Yesterday's incident prompted me to go on one of my "nutty driver" rants. Something Mr. Andi has heard multiple times since we moved and something that did little to put me in the correct frame of mind for church. We hadn't been living here long when I realized that highway driving around here isn't quite what I'm used to. The first time I attempted to get on the highway, a lady in front of me stopped cold. I was confused because there was no oncoming traffic, yet she treated the on-ramp as a 4-way stop. She appeared to be an elderly woman, so I passed it off as such. But no. No, that wasn't it at all. As I've since found, this puzzling behavior often holds true no matter the driver's age.

Now, perhaps I'm the crazy one here, but I believe the on ramp is there specifically to allow you to merge onto the highway. There is no stop sign, there is a yield sign. And there's a reason for this. Other drivers understand this. That's why they move over and allow you on the highway, traffic permitting. Yes, there are times when traffic is heavy and you are forced to stop, but those cases are the exception and not the rule. Unless you live around here, that is.

Here, people stop at the on ramp quite often. Even when they don't need to. Furthermore, if a car is already on the highway and the driver of said car sees you attempting to yield rather than stop, he will sometimes go out of his way to force you to stop by not moving over and allowing you to continue on your way, uninterrupted.

George, look, there's another one trying to merge into traffic without first coming to a complete stop.

Yeah, I saw him.

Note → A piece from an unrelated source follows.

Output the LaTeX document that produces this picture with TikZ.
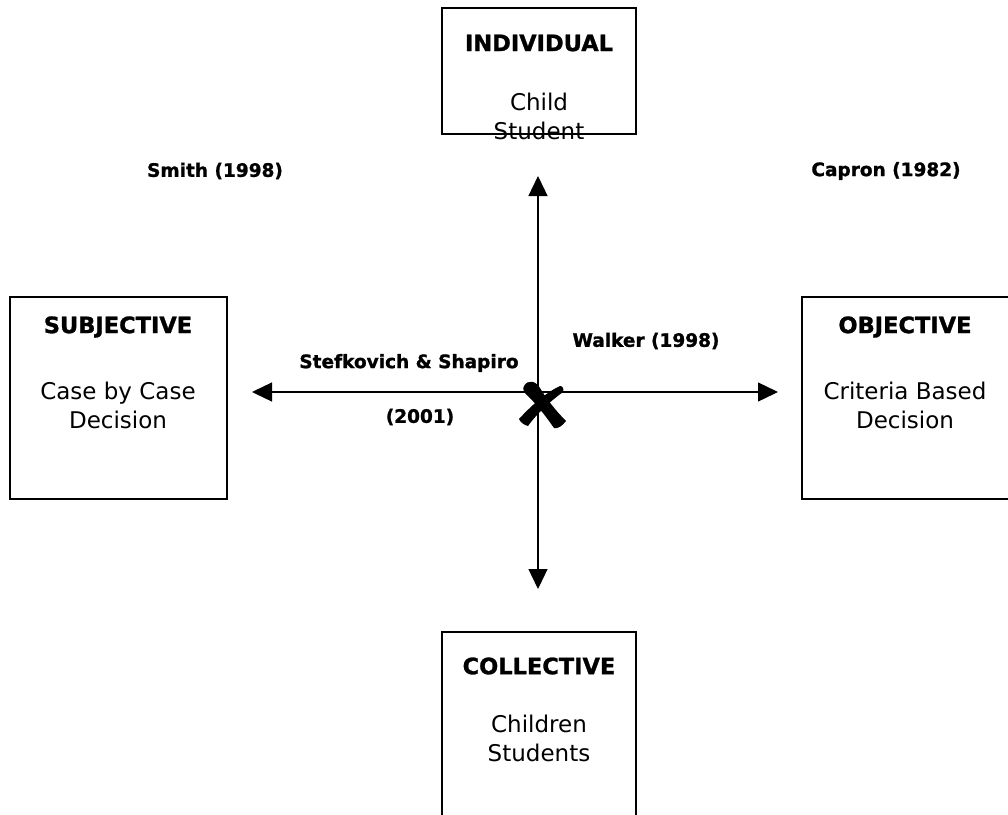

I'll.Show.Him.

Don't you let him over.

Oh, don't you worry. I would never do such a thing.

Honestly, I do believe these conversations take place. I also believe there is a point system. One which awards points to local drivers who force other drivers stop on the on ramp. I believe there is a prize center somewhere where people claim their prizes for accumulating the most points in a month.

After church, I came home and stumbled across this piece written by an Army spouse. Seems Florida has its own set of driving quirks. I began to think about other duty stations and about driving in different regions of the country.

When we lived in Washington, I thought that driving around town was rather risky. Drivers are all over the map there. There is some crazy driving going on in our Nation's Capitol. Crazy in a high-speed, turn right from the left lane, take-no-parishioners, exit at the last minute, u-turn when you fell like it, honk-your-horn-a lot kind of way.

When we lived in Texas, I thought driving was some kind of pleasurable event that I was supposed to enjoy. A lot. The people of Texas are warm and friendly and seem to really enjoy life. Driving there was the equivalent of taking a leisurely Sunday stroll. Smelling the roses, and all that stuff.

When we lived in Oklahoma and Kansas, I tried to stay off the roads as much as possible in the winter because of the snow and ice. I didn't trust myself. Judging from the numerous one finger salutes and horn honks, the other drivers didn't trust me much either.

So, if I make it out of this duty station without a road rage incident that is captured on tape and ends up on CNN and You Tube, I'll consider this tour of duty a big, fat success. And if I don't, it's been nice knowing all of you.